Task input —
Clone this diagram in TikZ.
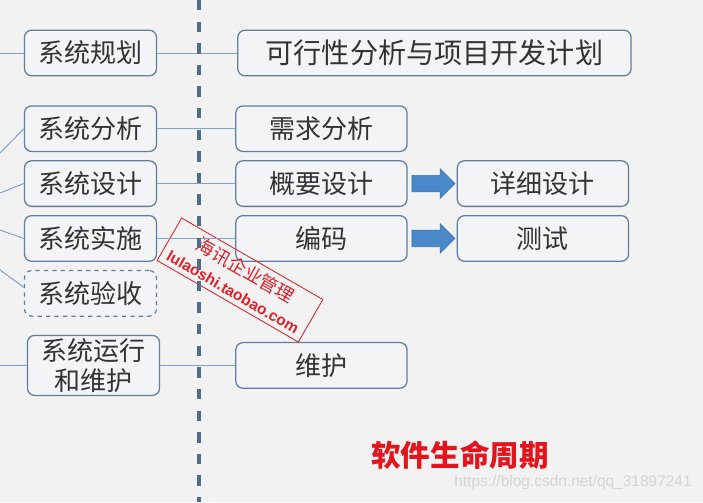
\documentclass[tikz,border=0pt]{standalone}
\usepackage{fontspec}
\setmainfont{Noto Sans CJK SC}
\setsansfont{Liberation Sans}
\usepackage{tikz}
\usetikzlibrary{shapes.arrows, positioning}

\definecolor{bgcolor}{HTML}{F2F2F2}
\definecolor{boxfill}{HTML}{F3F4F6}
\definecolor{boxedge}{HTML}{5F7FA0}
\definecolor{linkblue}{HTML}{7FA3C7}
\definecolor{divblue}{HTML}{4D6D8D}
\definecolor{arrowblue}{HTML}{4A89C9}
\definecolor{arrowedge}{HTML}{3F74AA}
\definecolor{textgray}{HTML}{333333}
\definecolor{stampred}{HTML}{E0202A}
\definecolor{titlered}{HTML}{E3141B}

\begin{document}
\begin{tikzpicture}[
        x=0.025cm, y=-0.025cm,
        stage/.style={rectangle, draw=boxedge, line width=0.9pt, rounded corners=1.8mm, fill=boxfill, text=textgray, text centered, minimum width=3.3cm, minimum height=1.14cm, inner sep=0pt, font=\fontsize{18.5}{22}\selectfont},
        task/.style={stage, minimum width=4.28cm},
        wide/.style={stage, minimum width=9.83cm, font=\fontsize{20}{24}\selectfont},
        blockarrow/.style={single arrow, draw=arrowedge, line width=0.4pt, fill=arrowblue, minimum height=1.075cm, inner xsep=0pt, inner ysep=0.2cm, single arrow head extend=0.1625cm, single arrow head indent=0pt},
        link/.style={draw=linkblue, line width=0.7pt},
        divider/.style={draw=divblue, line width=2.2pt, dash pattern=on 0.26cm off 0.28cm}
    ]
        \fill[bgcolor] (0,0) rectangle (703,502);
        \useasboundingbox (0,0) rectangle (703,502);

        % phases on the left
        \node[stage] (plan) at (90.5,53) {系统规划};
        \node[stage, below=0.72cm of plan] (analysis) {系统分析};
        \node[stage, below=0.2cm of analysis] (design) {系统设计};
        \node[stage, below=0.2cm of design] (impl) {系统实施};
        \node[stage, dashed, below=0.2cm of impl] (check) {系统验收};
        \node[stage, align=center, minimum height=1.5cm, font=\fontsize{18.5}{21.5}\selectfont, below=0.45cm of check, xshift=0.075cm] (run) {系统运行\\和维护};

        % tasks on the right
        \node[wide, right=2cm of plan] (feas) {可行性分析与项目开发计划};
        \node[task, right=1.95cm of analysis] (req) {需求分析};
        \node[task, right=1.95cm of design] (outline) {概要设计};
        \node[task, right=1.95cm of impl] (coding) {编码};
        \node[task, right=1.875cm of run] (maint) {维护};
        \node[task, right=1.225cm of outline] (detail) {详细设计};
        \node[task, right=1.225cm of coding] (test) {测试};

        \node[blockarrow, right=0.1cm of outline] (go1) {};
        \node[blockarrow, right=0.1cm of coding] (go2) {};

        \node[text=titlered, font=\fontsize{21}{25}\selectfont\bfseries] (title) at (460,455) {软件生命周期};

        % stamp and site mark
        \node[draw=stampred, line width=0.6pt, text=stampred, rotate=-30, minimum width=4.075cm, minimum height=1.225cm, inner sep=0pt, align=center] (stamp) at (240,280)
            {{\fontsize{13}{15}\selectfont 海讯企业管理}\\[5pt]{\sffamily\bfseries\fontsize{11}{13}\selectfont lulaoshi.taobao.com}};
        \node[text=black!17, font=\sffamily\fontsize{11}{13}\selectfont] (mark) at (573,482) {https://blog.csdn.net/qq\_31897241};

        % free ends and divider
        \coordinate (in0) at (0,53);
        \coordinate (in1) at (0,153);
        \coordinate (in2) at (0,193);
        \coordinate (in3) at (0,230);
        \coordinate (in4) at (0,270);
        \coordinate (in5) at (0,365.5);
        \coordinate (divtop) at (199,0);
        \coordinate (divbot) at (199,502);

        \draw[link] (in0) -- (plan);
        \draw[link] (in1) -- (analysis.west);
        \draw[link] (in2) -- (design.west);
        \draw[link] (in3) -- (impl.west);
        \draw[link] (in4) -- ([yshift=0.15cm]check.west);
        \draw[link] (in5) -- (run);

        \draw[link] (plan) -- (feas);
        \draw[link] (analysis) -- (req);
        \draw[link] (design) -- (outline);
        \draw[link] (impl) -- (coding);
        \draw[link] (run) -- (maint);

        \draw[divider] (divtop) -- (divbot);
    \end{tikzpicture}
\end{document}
--
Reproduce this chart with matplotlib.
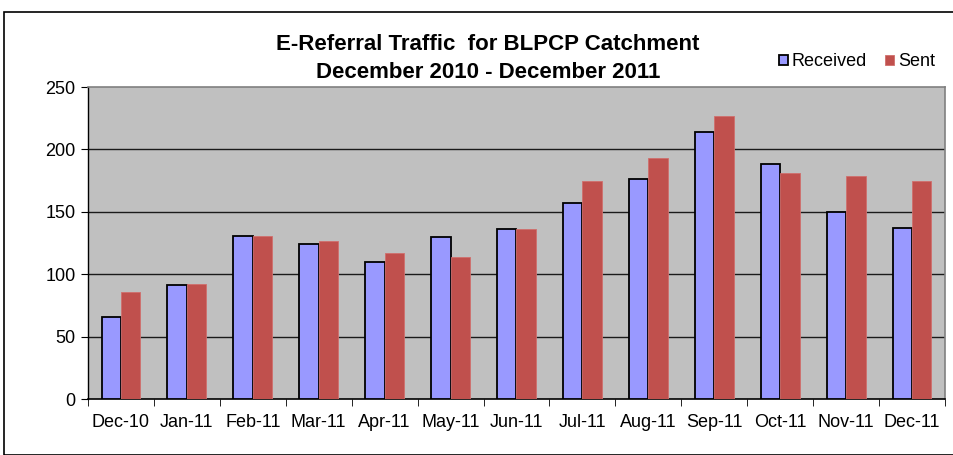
* * *
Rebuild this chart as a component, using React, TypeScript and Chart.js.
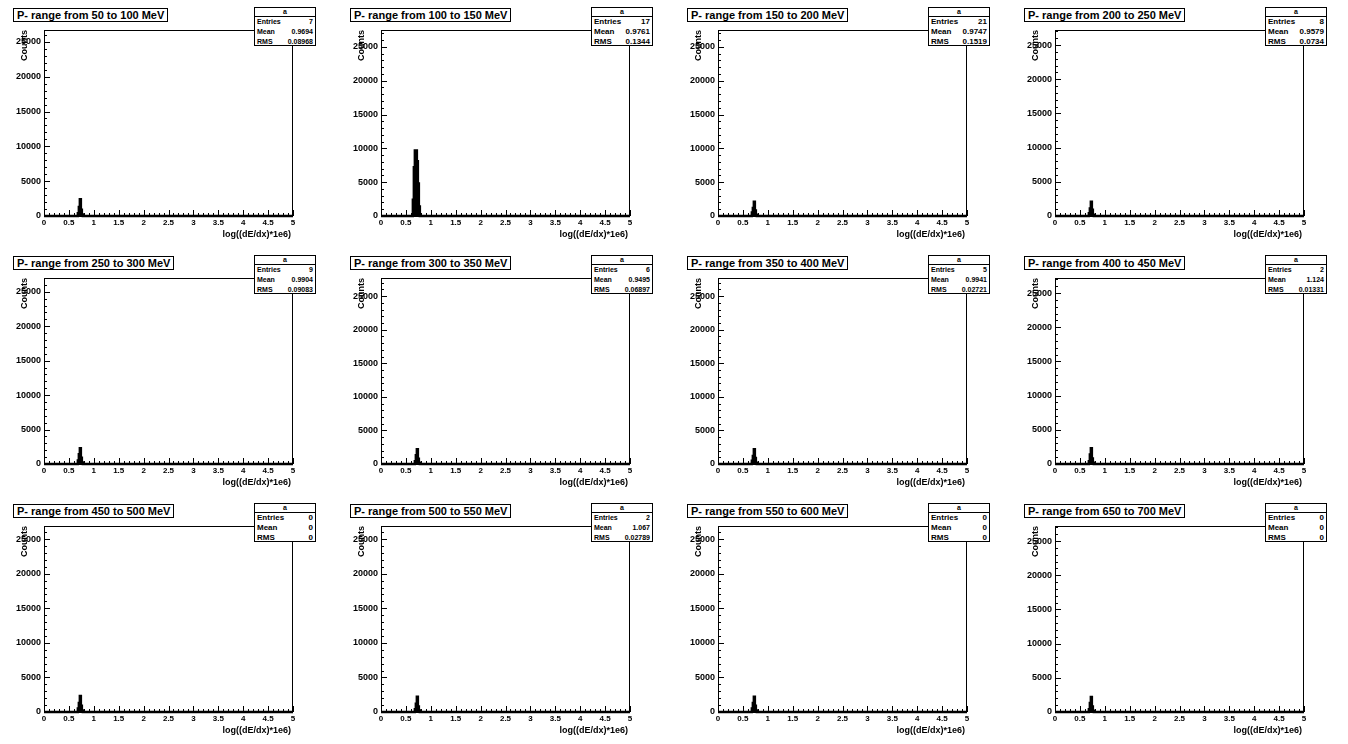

Written instruction —
Give the lines above again exactly, from the one containing "Clone this diagram in TikZ." to the one containing "of check, xshift=0.075cm]", both included, but leave out the pictures.

Complete output —
Clone this diagram in TikZ.
\documentclass[tikz,border=0pt]{standalone}
\usepackage{fontspec}
\setmainfont{Noto Sans CJK SC}
\setsansfont{Liberation Sans}
\usepackage{tikz}
\usetikzlibrary{shapes.arrows, positioning}

\definecolor{bgcolor}{HTML}{F2F2F2}
\definecolor{boxfill}{HTML}{F3F4F6}
\definecolor{boxedge}{HTML}{5F7FA0}
\definecolor{linkblue}{HTML}{7FA3C7}
\definecolor{divblue}{HTML}{4D6D8D}
\definecolor{arrowblue}{HTML}{4A89C9}
\definecolor{arrowedge}{HTML}{3F74AA}
\definecolor{textgray}{HTML}{333333}
\definecolor{stampred}{HTML}{E0202A}
\definecolor{titlered}{HTML}{E3141B}

\begin{document}
\begin{tikzpicture}[
        x=0.025cm, y=-0.025cm,
        stage/.style={rectangle, draw=boxedge, line width=0.9pt, rounded corners=1.8mm, fill=boxfill, text=textgray, text centered, minimum width=3.3cm, minimum height=1.14cm, inner sep=0pt, font=\fontsize{18.5}{22}\selectfont},
        task/.style={stage, minimum width=4.28cm},
        wide/.style={stage, minimum width=9.83cm, font=\fontsize{20}{24}\selectfont},
        blockarrow/.style={single arrow, draw=arrowedge, line width=0.4pt, fill=arrowblue, minimum height=1.075cm, inner xsep=0pt, inner ysep=0.2cm, single arrow head extend=0.1625cm, single arrow head indent=0pt},
        link/.style={draw=linkblue, line width=0.7pt},
        divider/.style={draw=divblue, line width=2.2pt, dash pattern=on 0.26cm off 0.28cm}
    ]
        \fill[bgcolor] (0,0) rectangle (703,502);
        \useasboundingbox (0,0) rectangle (703,502);

        % phases on the left
        \node[stage] (plan) at (90.5,53) {系统规划};
        \node[stage, below=0.72cm of plan] (analysis) {系统分析};
        \node[stage, below=0.2cm of analysis] (design) {系统设计};
        \node[stage, below=0.2cm of design] (impl) {系统实施};
        \node[stage, dashed, below=0.2cm of impl] (check) {系统验收};
        \node[stage, align=center, minimum height=1.5cm, font=\fontsize{18.5}{21.5}\selectfont, below=0.45cm of check, xshift=0.075cm] (run) {系统运行\\和维护};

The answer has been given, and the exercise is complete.